Sunday, December 02, 2007

25. Lingua It: (6) Free Extra-Curricular Activities

Guided Tours of City Site
Each week, Lingua-It offered a free guided tour of some facet of Verona such as “Roman Verona,” street murals, or a Roman church. The tour guide was generally Enrico whose speciality is art history. The tours were highly informative and at the end we would adjourn to a bar at Piazza Erbe for the customary Veronese happy hour. At Scuola Leonardo we were also taken on guided tours (but, alas, no happy hour followed!) Both schools deserve full marks for their guided tours of their respective city, but I noticed one --at least to me-- major difference. At Siena, the guide/instructor spoke only Italian – slowly, carefully, and if someone did not understand she would repeat it perhaps a different way. I am certain there were beginners of Italian in the groups, but Italian was the medium. After all, these excursions were also seen as part of the educative experience. With Lingua-It, explanations were occasionally sprinkled with English for those whose Italian was still too rudimentary. I think we have here two schools of thought, and frankly, I plunk for the Scuola Leonardo’s approach.

So what’s wrong with having one’s mother tongue [in this case English] spoken occasionally or hearing it during one’s stay? Anyone who has taught a Second Language to adults, or studied one, knows that the biggest problem students normally have is to speak the language. Sure, part of the problem is our reluctance to make fools of ourselves (or perception of such), but the major part is that we tend to translate from our native tongue into Italian (or whatever language we are trying to speak). We have yet to reach that stage where we can think in the new language. When, or if, we do reach that stage, we become a true polyglot and can switch easily from one language to another.

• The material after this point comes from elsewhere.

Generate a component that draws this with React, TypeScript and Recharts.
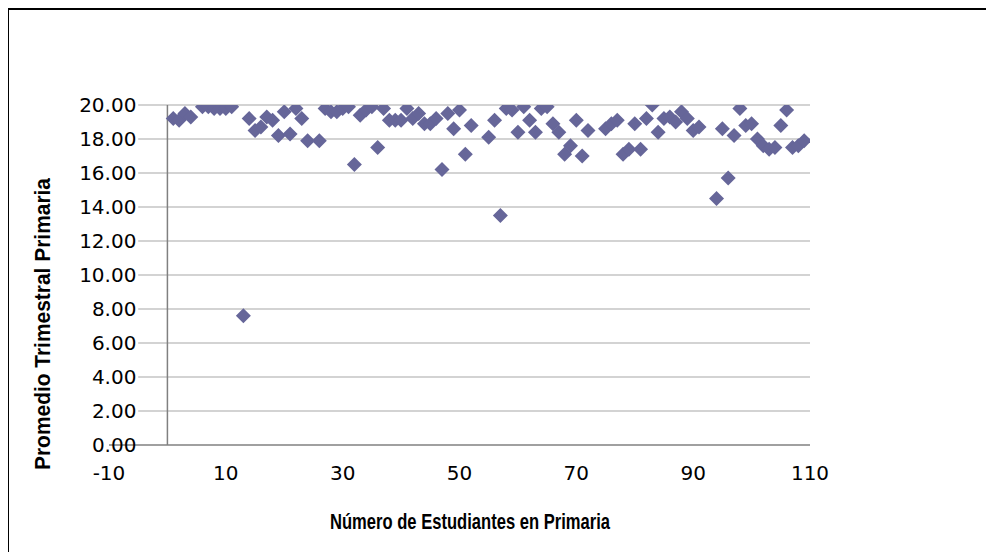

Unfortunately, most of us who study Italian in our home country don’t spend more than 6 to 10 hours a week with the language, and often less unless we happen to be majoring in Italian at university. And even then the students are encouraged if not required to spend time in Italy. The rationale for the visit is to acquire this ease through a total immersion. Those who spend a long enough time in the country, for example, a year living, hanging out, studying, -- just mixing with Italians -- will acquire or go a long way to acquire this ease. For those of us who come for four or five weeks, nothing but total immersion will help us. Hearing or speaking our native tongue makes it too easy to slide back into thinking in it. Even hearing another language other than Italian can have the same effect. You know that’s happening when you hear Italian with German or English syntax!

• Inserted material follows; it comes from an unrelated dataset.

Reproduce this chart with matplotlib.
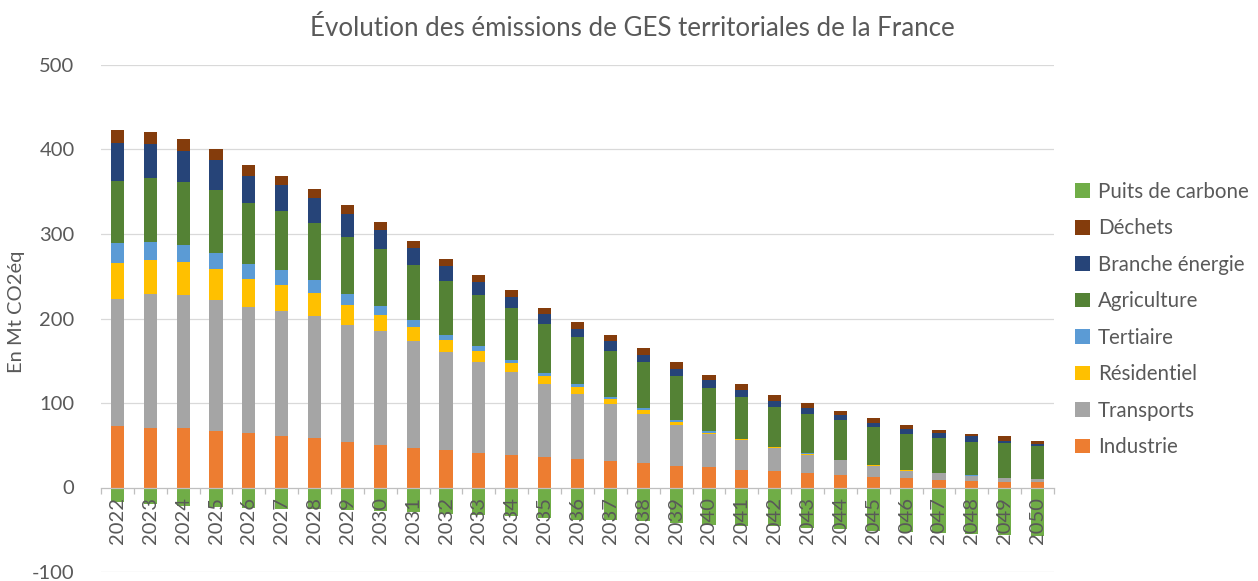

It is not easy forcing oneself; after all the lowest energy level is always the most comfortable, and so it is so much easier to speak our mother tongue, but that is not why we attend school in Italy. If the truth be known, there are excellent teachers of Italian in Canada, the USA, Australia, etc. These teachers are usually native Italians, educated at Italian universities with as much to offer as the best in Italy. What they can’t offer, nor the school they teach at, is the total immersion in Italian for the duration of the course.